Attempt to reboot the inactive server with the latest settings, failing that, mark it as critfailed.

@subsubsection mar_activereboot Active Server Rebooted

Generally, at this point, the active server's port has been closed (unless it isn't for some reason) by the DMAPI

If there was a graceful shutdown scheduled, exit the watchdog

Otherwise, if the inactive server has critfailed or is still booting, restart the watchdog

Otherwise, if the active server needs a new DMB, a graceful restart, or settings update, kill the active server

If the port isn't closed, exit this activation reason. We wanted to keep it open for a reason.

Try to set the inactive server's port to the active server port and swap their designations. Failing that, restart the watchdog.

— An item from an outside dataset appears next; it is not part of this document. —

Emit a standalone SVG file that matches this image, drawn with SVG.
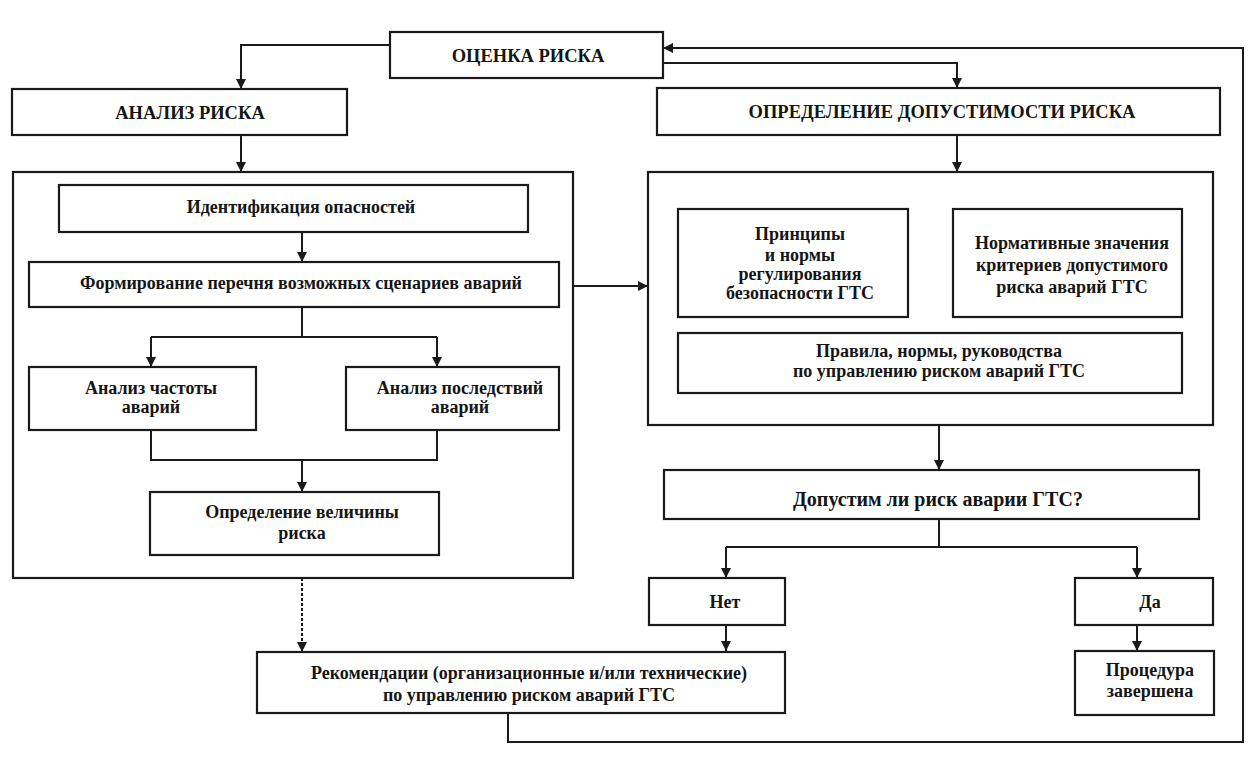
<svg xmlns="http://www.w3.org/2000/svg" width="1252" height="760" viewBox="0 0 1252 760">
<style>
.box{fill:#fff;stroke:#1a1a1a;stroke-width:2.2}
.blk{fill:none;stroke:#1a1a1a;stroke-width:2.2}
.t{font-family:"Liberation Serif","Times New Roman",serif;font-size:18px;fill:#151515;text-anchor:middle;font-weight:bold}
.h{font-family:"Liberation Serif","Times New Roman",serif;font-size:18.5px;fill:#151515;text-anchor:middle;font-weight:bold}
.c{fill:none;stroke:#1a1a1a;stroke-width:2}
.d{fill:none;stroke:#1a1a1a;stroke-width:2;stroke-dasharray:3 2}
</style>
<defs>
<marker id="ar" viewBox="0 0 10 10" refX="10" refY="5" markerWidth="5" markerHeight="5" orient="auto" markerUnits="strokeWidth">
<path d="M0,0 L10,5 L0,10 z" fill="#1a1a1a"/>
</marker>
</defs>
<rect width="1252" height="760" fill="#fff"/>

<g id="analiz-block"><rect class="blk" x="13" y="172" width="560" height="406"/></g>
<g id="dopustimost-block"><rect class="blk" x="648" y="172" width="565" height="253"/></g>

<g id="connectors">
<path class="c" d="M390,45 H241 V89" marker-end="url(#ar)"/>
<path class="c" d="M663,63 H957 V88" marker-end="url(#ar)"/>
<path class="c" d="M241,135 V172" marker-end="url(#ar)"/>
<path class="c" d="M957,135 V172" marker-end="url(#ar)"/>
<path class="c" d="M302,232 V262" marker-end="url(#ar)"/>
<path class="c" d="M302,307 V337 M151,337 H437"/>
<path class="c" d="M151,337 V367" marker-end="url(#ar)"/>
<path class="c" d="M437,337 V367" marker-end="url(#ar)"/>
<path class="c" d="M151,430 V460 H437 V430"/>
<path class="c" d="M302,460 V492" marker-end="url(#ar)"/>
<path class="c" d="M573,286 H648" marker-end="url(#ar)"/>
<path class="c" d="M939,425 V470" marker-end="url(#ar)"/>
<path class="c" d="M939,519 V547 M726,547 H1137"/>
<path class="c" d="M726,547 V578" marker-end="url(#ar)"/>
<path class="c" d="M1137,547 V578" marker-end="url(#ar)"/>
<path class="c" d="M726,625 V651" marker-end="url(#ar)"/>
<path class="c" d="M1137,625 V651" marker-end="url(#ar)"/>
<path class="d" d="M302,578 V652" marker-end="url(#ar)"/>
<path class="c" d="M508,713 V742 H1243 V48 H663" marker-end="url(#ar)"/>
</g>

<g id="ocenka"><rect class="box" x="390" y="32" width="273" height="46"/><text class="h" x="528" y="62">ОЦЕНКА РИСКА</text></g>
<g id="analiz"><rect class="box" x="12" y="89" width="335" height="46"/><text class="h" x="190" y="119">АНАЛИЗ РИСКА</text></g>
<g id="opredelenie"><rect class="box" x="657" y="88" width="563" height="47"/><text class="h" x="942" y="118">ОПРЕДЕЛЕНИЕ ДОПУСТИМОСТИ РИСКА</text></g>

<g id="identifikacia"><rect class="box" x="59" y="185" width="469" height="47"/><text class="t" x="301" y="213">Идентификация опасностей</text></g>
<g id="formirovanie"><rect class="box" x="29" y="262" width="530" height="45"/><text class="t" x="301" y="289">Формирование перечня возможных сценариев аварий</text></g>
<g id="chastota"><rect class="box" x="29" y="367" width="227" height="63"/><text class="t" x="151" y="394">Анализ частоты</text><text class="t" x="151" y="413">аварий</text></g>
<g id="posledstvia"><rect class="box" x="346" y="367" width="213" height="63"/><text class="t" x="460" y="394">Анализ последствий</text><text class="t" x="460" y="413">аварий</text></g>
<g id="velichina"><rect class="box" x="150" y="492" width="289" height="63"/><text class="t" x="302" y="518">Определение величины</text><text class="t" x="302" y="539">риска</text></g>

<g id="principy"><rect class="box" x="678" y="209" width="230" height="108"/><text class="t" x="800" y="240">Принципы</text><text class="t" x="800" y="261">и нормы</text><text class="t" x="800" y="280">регулирования</text><text class="t" x="800" y="299">безопасности ГТС</text></g>
<g id="normativy"><rect class="box" x="953" y="209" width="229" height="108"/><text class="t" x="1072" y="249">Нормативные значения</text><text class="t" x="1072" y="271">критериев допустимого</text><text class="t" x="1072" y="293">риска аварий ГТС</text></g>
<g id="pravila"><rect class="box" x="678" y="333" width="504" height="60"/><text class="t" x="939" y="357">Правила, нормы, руководства</text><text class="t" x="939" y="377">по управлению риском аварий ГТС</text></g>

<g id="vopros"><rect class="box" x="664" y="470" width="535" height="49"/><text class="t" x="938" y="506" style="font-size:20px">Допустим ли риск аварии ГТС?</text></g>
<g id="net"><rect class="box" x="649" y="578" width="136" height="47"/><text class="t" x="725" y="608">Нет</text></g>
<g id="da"><rect class="box" x="1075" y="578" width="138" height="47"/><text class="t" x="1150" y="608">Да</text></g>
<g id="rekomendacii"><rect class="box" x="257" y="652" width="528" height="61"/><text class="t" x="529" y="679">Рекомендации (организационные и/или технические)</text><text class="t" x="529" y="701">по управлению риском аварий ГТС</text></g>
<g id="procedura"><rect class="box" x="1075" y="651" width="139" height="64"/><text class="t" x="1150" y="676">Процедура</text><text class="t" x="1150" y="697">завершена</text></g>
</svg>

Set the current active server to close it's port on reboot.

If we didnt kill the now inactive server and got here set it to NOT close it's port on reboot and try and set it's port to be the internal game port (The DMAPI and SessionController have a method for communicating a new port to open on even if it's closed)

Failing the above case, or if we killed the now inactive server attempt to reboot it with the latest settings and stop processing other activation reasons, failing that, mark it as critfailed

Otherwise, skip processing the @ref Tgstation.Server.Host.Components.Watchdog.onitorActivationReason.InactiveServerRebooted

@subsubsection mar_inactivereboot Inactive Server Rebooted

Mark the inactive server as rebooting, tell it to NOT close it's port on reboot.

@subsubsection mar_inactivereboot Inactive Server Startup Complete

Mark the inactive server as ready, tell it to close it's port on reboot.

@subsubsection mar_setting New Dmb Available or Launch Settings Changed

Attempt to reboot the inactive server with the latest settings, failing that, mark it as critfailed

@subsection arch_reattach Reattaching

When TGS reboots for an update or via admin command it keeps the child DreamDaemon processes alive and saves state information to regain control of them when it comes back online. The saved state is entered as the @ref Tgstation.Server.Host.Models.WatchdogReattachInformation for the instance in the database.

When the instance comes online again it will automatically attempt to reattach if said information is present. The information is deleted as soon as it is loaded.

If both servers reattached, the montor starts

If the active server failed to reattach, the watchdog is restarted.

If only the inactive server failed to reattach, it is mocked with a @ref Tgstation.Server.Host.Components.Watchdog.DeadSessionController. Which will immediately trigger @ref Tgstation.Server.Host.Components.Watchdog.MonitorActivationReason.InactiveServerCrashed . Then the monitor starts

@subsection arch_comms Communication

TGS => DM communication is achieved by sending packets which invoke `/world/Topic()` and DM can respond to those in kind. @ref Tgstation.Server.Host.Components.EventType and other command messages are communicated to the active server via this method.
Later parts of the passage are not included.